The Post Office cost structure is pretty much all fixed. Buildings, labor, trucks with steering wheels on the wrong side, fuel, and maintaining bulletin boards with many of my friends and family members pictures on them costs the same thing whether they bring me 1 piece of mail, or 20. In fact, the cost doesn't change on a day when they bring me nothing at all.
When someone says the cost of a first class letter is X, while the cost of a piece of junk mail is Y, the only way they could have arrived at those numbers is to have made a bunch of allocations. The actual cost of delivering a letter is pretty close to $NADA. The cost of opening up all of those post office doors and firing up all those trucks, however, is astronomical. They get to the cost of each type of item by going through some undoubtedly very clever arithmetic that ends up telling them x.xxx% of funny truck expense is assigned to letters and y.yyy% is assigned to magazines. Just because someone conjured up a slick equation, and has some pretzel logic to justify the math doesn't make it so, however. The cost of the truck does not in any way shape or form depend on what sort of stuff it is being used to deliver on any given day. It is simply the cost of the truck and trying to make it into the cost of anything else leads nowhere other than to bad decision making.
So here we have Senator John McCain introducing the Postal Reform Act of 2011, stating, "Additionally, there are certain types of mail upon which the Postal Service routinely loses money. This bill would require that the vendors responsible for this mail be responsible for covering their costs. In Fiscal Year 2010, the Postal Service lost nearly $1.7 billion on these type of ‘underwater’ postal products that failed to cover their costs. For example, the Periodicals class of mail, which includes newspapers and magazines, has not covered its costs for 14 consecutive years, generating total losses of $4.3 billion over that period."
The reason the post office lost $8.4 billion last year is not because their prices were too low on some products. It is because they have a huge installed capacity (and the associated fixed costs) that was grossly under-utilized. The solution is greater volume. No matter what the price charged for the volume, since the direct cost is zip, any revenue they get for the additional volume will help to cover the fixed costs. That being the case, the key to increasing volumes is not to raise prices - it is to lower them. That is Price Volume/ Price Elasticity / Economics 101 / Basic common sense.

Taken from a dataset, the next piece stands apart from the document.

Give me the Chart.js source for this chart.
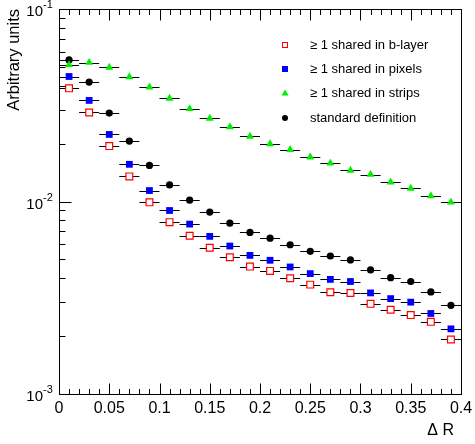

Periodicals did not, with all due respect to the senator, lose money. Their direct cost is nothing. What he is saying is that they were priced at something less than enough to cover the allocation, in light of the actual volume. The Senator should stick to what we pay him for - that is to look damn good for a man of his age, shake hands, kiss babies, and make pointless speeches in the well of the Senate - and leave things like pricing and strategic marketing to people who know what they are doing. If the Senator wants to help, he should start by abolishing
PUBLIC LAW 109–435—DEC. 20, 2006, which says the Post Office is "To allocate the total institutional costs of the Postal Service appropriately."The idea that some products are profitable and others are not is a foible limited not to the Post Office. A whole lot of businesses unhampered by federal law make the same foolish mistake. Allocating costs leads to silly conclusions like believing delivering magazines is unprofitable, which leads to price increases, which leads to lower volumes, which leads to allocating the same fixed costs over smaller volumes, which leads to cost increases, which leads to further price increases ... you get the picture.
Cost allocating is sending the Post Office down the drain - and a whole lot of our money with it.
Pricing has nothing to do with cost. It is set by the market as a function of the value created relative to the value proposition of the competition. It is destructive thinking to believe that COST + PROFIT = PRICE. Toyota told us a long time ago that PRICE - PROFIT = COST. There is a huge difference. So long as the government institutionalizes the wrong formula, the Post Office is doomed. Private enterprise, however, has no such excuse.